┌──
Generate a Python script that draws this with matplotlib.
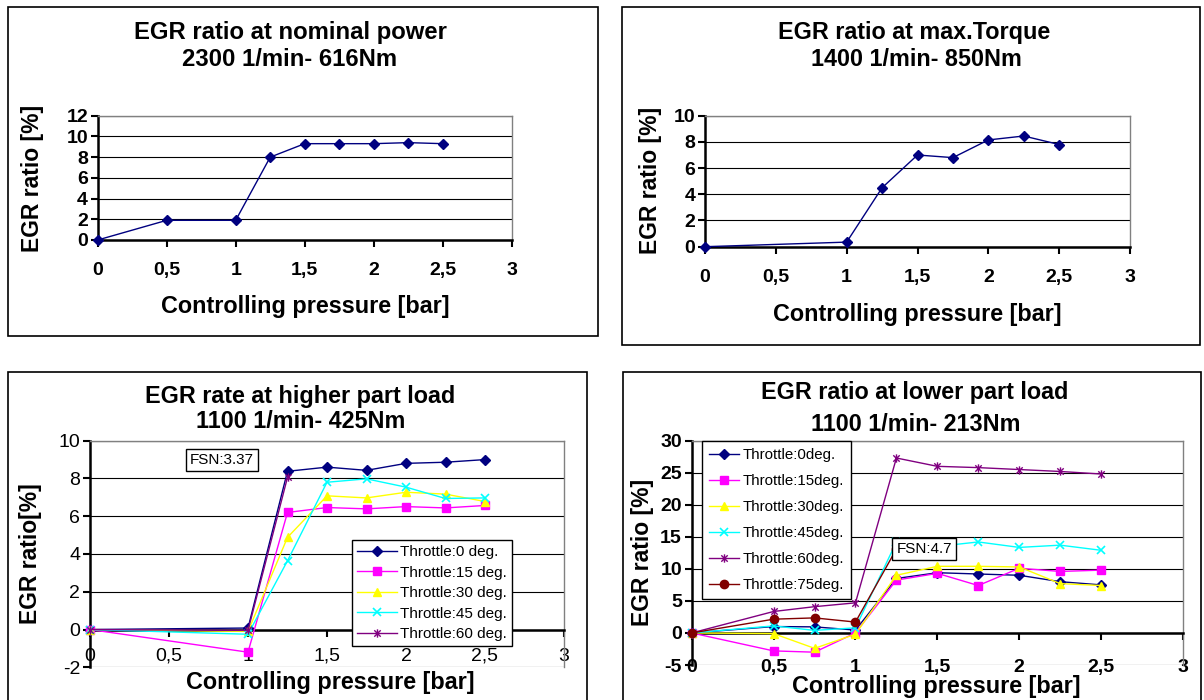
import matplotlib
matplotlib.use("Agg")
import matplotlib.pyplot as plt
from matplotlib.patches import Rectangle
from matplotlib.path import Path

plt.rcParams['font.family'] = ['Liberation Sans', 'DejaVu Sans']

# ---------------- data ----------------
xticks = [0, 0.5, 1, 1.5, 2, 2.5, 3]
xticklabels = ["0", "0,5", "1", "1,5", "2", "2,5", "3"]

# Panel 1: nominal power
p1_x = [0, 0.5, 1, 1.25, 1.5, 1.75, 2, 2.25, 2.5]
p1_y = [0, 1.9, 1.9, 8.0, 9.3, 9.3, 9.3, 9.4, 9.3]
p1_yticks = [0, 2, 4, 6, 8, 10, 12]

# Panel 2: max torque
p2_x = [0, 1, 1.25, 1.5, 1.75, 2, 2.25, 2.5]
p2_y = [0, 0.35, 4.5, 7.0, 6.8, 8.15, 8.45, 7.8]
p2_yticks = [0, 2, 4, 6, 8, 10]

# Panel 3: higher part load
p3_x = [0, 1, 1.25, 1.5, 1.75, 2, 2.25, 2.5]
p3_t0 = [0, 0.08, 8.38, 8.6, 8.43, 8.8, 8.86, 9.0]
p3_t15 = [0, -1.2, 6.2, 6.46, 6.39, 6.51, 6.44, 6.57]
p3_t30 = [0, -0.1, 4.88, 7.08, 6.97, 7.27, 7.17, 6.78]
p3_t45 = [0, -0.25, 3.64, 7.8, 7.98, 7.54, 6.94, 6.97]
p3_x60 = [0, 1, 1.25]
p3_t60 = [0, -0.05, 8.06]
p3_labels = ["Throttle:0 deg.", "Throttle:15 deg.", "Throttle:30 deg.",
             "Throttle:45 deg.", "Throttle:60 deg."]
p3_yticks = [-2, 0, 2, 4, 6, 8, 10]

# Panel 4: lower part load
p4_x = [0, 0.5, 0.75, 1, 1.25, 1.5, 1.75, 2, 2.25, 2.5]
p4_t0 = [0, 1.0, 0.95, 0.45, 8.5, 9.4, 9.2, 9.0, 8.0, 7.5]
p4_t15 = [0, -2.8, -3.0, 0.0, 8.25, 9.3, 7.4, 10.1, 9.6, 9.8]
p4_t30 = [0, -0.1, -2.4, -0.2, 9.0, 10.4, 10.4, 10.3, 7.7, 7.4]
p4_t45 = [0, 1.1, 0.4, 0.8, 14.2, 13.5, 14.2, 13.35, 13.7, 12.9]
p4_t60 = [0, 3.35, 4.1, 4.7, 27.3, 26.0, 25.8, 25.5, 25.2, 24.8]
p4_x75 = [0, 0.5, 0.75, 1, 1.25]
p4_t75 = [0, 2.15, 2.35, 1.7, 13.1]
p4_labels = ["Throttle:0deg.", "Throttle:15deg.", "Throttle:30deg.",
             "Throttle:45deg.", "Throttle:60deg.", "Throttle:75deg."]
p4_yticks = [-5, 0, 5, 10, 15, 20, 25, 30]

NAVY, MAG, YEL, CYA, PUR, DRED = "#000080", "#FF00FF", "#FFFF00", "#00FFFF", "#800080", "#800000"
star = Path([(-1, -1), (1, 1), (-1, 1), (1, -1), (0, -1.3), (0, 1.3)],
            [Path.MOVETO, Path.LINETO, Path.MOVETO, Path.LINETO, Path.MOVETO, Path.LINETO])

W, H = 1204, 700
fig = plt.figure(figsize=(W / 100, H / 100), dpi=100)
TFS = 16.8   # title / axis-label font size


def fx(px):
    return px / W


def fy(py):
    return 1 - py / H


def add_ax(l, t, r, b):
    return fig.add_axes([l / W, 1 - b / H, (r - l) / W, (b - t) / H])


def panel_box(l, t, r, b):
    fig.add_artist(Rectangle((fx(l), fy(b)), (r - l) / W, (b - t) / H,
                             transform=fig.transFigure, fill=False,
                             edgecolor="black", lw=1.2))


def ftext(x, y, s, **kw):
    fig.text(fx(x), fy(y), s, ha="center", va="center", **kw)


def style_ax(ax, ylim, yticks, tick_fs, tick_bold, xpad, zero_axis=False):
    if zero_axis:
        ax.spines["bottom"].set_position(("data", 0))
    ax.set_xlim(0, 3)
    ax.set_ylim(*ylim)
    ax.set_xticks(xticks)
    ax.set_xticklabels(xticklabels)
    ax.set_yticks(yticks)
    ax.set_yticklabels([str(v) for v in yticks])
    wt = "bold" if tick_bold else "normal"
    for lab in ax.get_xticklabels() + ax.get_yticklabels():
        lab.set_fontsize(tick_fs)
        lab.set_fontweight(wt)
    ax.grid(axis="y", color="black", lw=0.8)
    ax.set_axisbelow(True)
    for s in ("top", "right"):
        ax.spines[s].set_color("#808080")
        ax.spines[s].set_linewidth(1.0)
    for s in ("left", "bottom"):
        ax.spines[s].set_color("black")
        ax.spines[s].set_linewidth(1.8)
    ax.tick_params(axis="y", direction="out", length=5, width=1.5, pad=2)
    ax.tick_params(axis="x", direction="out", length=5, width=1.5, pad=xpad)


# ---------------- Panel 1 ----------------
panel_box(8, 7, 598, 336)
ax1 = add_ax(97.7, 115.7, 511.7, 240)
ax1.plot(p1_x, p1_y, color=NAVY, lw=1.0, marker="D", ms=5, clip_on=False, zorder=3)
style_ax(ax1, (0, 12), p1_yticks, 14, True, 11)
ftext(290, 33, "EGR ratio at nominal power", fontsize=17.2, fontweight="bold")
ftext(290, 60, "2300 1/min- 616Nm", fontsize=17.2, fontweight="bold")
ftext(305, 306, "Controlling pressure [bar]", fontsize=TFS, fontweight="bold")
ftext(33, 178, "EGR ratio [%]", fontsize=16.5, fontweight="bold", rotation=90)

# ---------------- Panel 2 ----------------
panel_box(622, 7, 1200, 345)
ax2 = add_ax(705, 115.7, 1130, 246.7)
ax2.plot(p2_x, p2_y, color=NAVY, lw=1.0, marker="D", ms=5, clip_on=False, zorder=3)
style_ax(ax2, (0, 10), p2_yticks, 14, True, 11)
ftext(914, 33, "EGR ratio at max.Torque", fontsize=TFS, fontweight="bold")
ftext(916, 60, "1400 1/min- 850Nm", fontsize=TFS, fontweight="bold")
ftext(917, 315, "Controlling pressure [bar]", fontsize=TFS, fontweight="bold")
ftext(650, 180, "EGR ratio [%]", fontsize=16.5, fontweight="bold", rotation=90)

# ---------------- Panel 3 ----------------
panel_box(8, 372, 587, 705)
ax3 = add_ax(90, 440.7, 564, 667.3)
kw = dict(lw=1.0, clip_on=False, zorder=3)
l0, = ax3.plot(p3_x, p3_t0, color=NAVY, marker="D", ms=5, **kw)
l15, = ax3.plot(p3_x, p3_t15, color=MAG, marker="s", ms=6, **kw)
l30, = ax3.plot(p3_x, p3_t30, color=YEL, marker="^", ms=6, **kw)
l45, = ax3.plot(p3_x, p3_t45, color=CYA, marker="x", ms=6, mew=1.2, **kw)
l60, = ax3.plot(p3_x60, p3_t60, color=PUR, marker=star, ms=6, mew=1.0, mfc="none", **kw)
style_ax(ax3, (-2, 10), p3_yticks, 14, False, 8, zero_axis=True)
ftext(300, 397, "EGR rate at higher part load", fontsize=TFS, fontweight="bold")
ftext(301, 421, "1100 1/min- 425Nm", fontsize=TFS, fontweight="bold")
ftext(330, 682, "Controlling pressure [bar]", fontsize=TFS, fontweight="bold")
ftext(30, 554, "EGR ratio[%]", fontsize=16.5, fontweight="bold", rotation=90)
leg3 = ax3.legend([l0, l15, l30, l45, l60], p3_labels, loc="upper left",
                  bbox_to_anchor=(fx(352), fy(540)), bbox_transform=fig.transFigure,
                  fancybox=False, edgecolor="black", framealpha=1, fontsize=11,
                  borderaxespad=0, handlelength=2.6, handletextpad=0.2,
                  labelspacing=0.42, borderpad=0.35)
leg3.get_frame().set_linewidth(1.0)
leg3.set_zorder(5)
ftext(222, 460, "FSN:3.37", fontsize=11,
      bbox=dict(boxstyle="square,pad=0.25", fc="white", ec="black", lw=1))

# ---------------- Panel 4 ----------------
panel_box(623, 372, 1201, 705)
ax4 = add_ax(691.7, 440.7, 1183, 665)
m0, = ax4.plot(p4_x, p4_t0, color=NAVY, marker="D", ms=5, **kw)
m15, = ax4.plot(p4_x, p4_t15, color=MAG, marker="s", ms=6, **kw)
m30, = ax4.plot(p4_x, p4_t30, color=YEL, marker="^", ms=6, **kw)
m45, = ax4.plot(p4_x, p4_t45, color=CYA, marker="x", ms=6, mew=1.2, **kw)
m60, = ax4.plot(p4_x, p4_t60, color=PUR, marker=star, ms=6, mew=1.0, mfc="none", **kw)
m75, = ax4.plot(p4_x75, p4_t75, color=DRED, marker="o", ms=6, **kw)
style_ax(ax4, (-5, 30), p4_yticks, 14, True, 14, zero_axis=True)
ftext(915, 392, "EGR ratio at lower part load", fontsize=TFS, fontweight="bold")
ftext(916, 424, "1100 1/min- 213Nm", fontsize=TFS, fontweight="bold")
ftext(936, 686, "Controlling pressure [bar]", fontsize=TFS, fontweight="bold")
ftext(642, 552, "EGR ratio [%]", fontsize=16.5, fontweight="bold", rotation=90)
leg4 = ax4.legend([m0, m15, m30, m45, m60, m75], p4_labels, loc="upper left",
                  bbox_to_anchor=(fx(702), fy(441)), bbox_transform=fig.transFigure,
                  fancybox=False, edgecolor="black", framealpha=1, fontsize=10.8,
                  borderaxespad=0, handlelength=2.0, handletextpad=0.25,
                  labelspacing=0.8, borderpad=0.45)
leg4.get_frame().set_linewidth(1.0)
leg4.set_zorder(5)
ftext(924, 549, "FSN:4.7", fontsize=11,
      bbox=dict(boxstyle="square,pad=0.25", fc="white", ec="black", lw=1))

fig.savefig("out.png", dpi=100)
└──
### WHAT THIS TASK INVOLVES
Skip every picture and return the lines above from the top through the one that contains "p3_yticks = [-2, 0, 2, 4, 6, 8, 10]".

### RESULT BELOW
Generate a Python script that draws this with matplotlib.
import matplotlib
matplotlib.use("Agg")
import matplotlib.pyplot as plt
from matplotlib.patches import Rectangle
from matplotlib.path import Path

plt.rcParams['font.family'] = ['Liberation Sans', 'DejaVu Sans']

# ---------------- data ----------------
xticks = [0, 0.5, 1, 1.5, 2, 2.5, 3]
xticklabels = ["0", "0,5", "1", "1,5", "2", "2,5", "3"]

# Panel 1: nominal power
p1_x = [0, 0.5, 1, 1.25, 1.5, 1.75, 2, 2.25, 2.5]
p1_y = [0, 1.9, 1.9, 8.0, 9.3, 9.3, 9.3, 9.4, 9.3]
p1_yticks = [0, 2, 4, 6, 8, 10, 12]

# Panel 2: max torque
p2_x = [0, 1, 1.25, 1.5, 1.75, 2, 2.25, 2.5]
p2_y = [0, 0.35, 4.5, 7.0, 6.8, 8.15, 8.45, 7.8]
p2_yticks = [0, 2, 4, 6, 8, 10]

# Panel 3: higher part load
p3_x = [0, 1, 1.25, 1.5, 1.75, 2, 2.25, 2.5]
p3_t0 = [0, 0.08, 8.38, 8.6, 8.43, 8.8, 8.86, 9.0]
p3_t15 = [0, -1.2, 6.2, 6.46, 6.39, 6.51, 6.44, 6.57]
p3_t30 = [0, -0.1, 4.88, 7.08, 6.97, 7.27, 7.17, 6.78]
p3_t45 = [0, -0.25, 3.64, 7.8, 7.98, 7.54, 6.94, 6.97]
p3_x60 = [0, 1, 1.25]
p3_t60 = [0, -0.05, 8.06]
p3_labels = ["Throttle:0 deg.", "Throttle:15 deg.", "Throttle:30 deg.",
             "Throttle:45 deg.", "Throttle:60 deg."]
p3_yticks = [-2, 0, 2, 4, 6, 8, 10]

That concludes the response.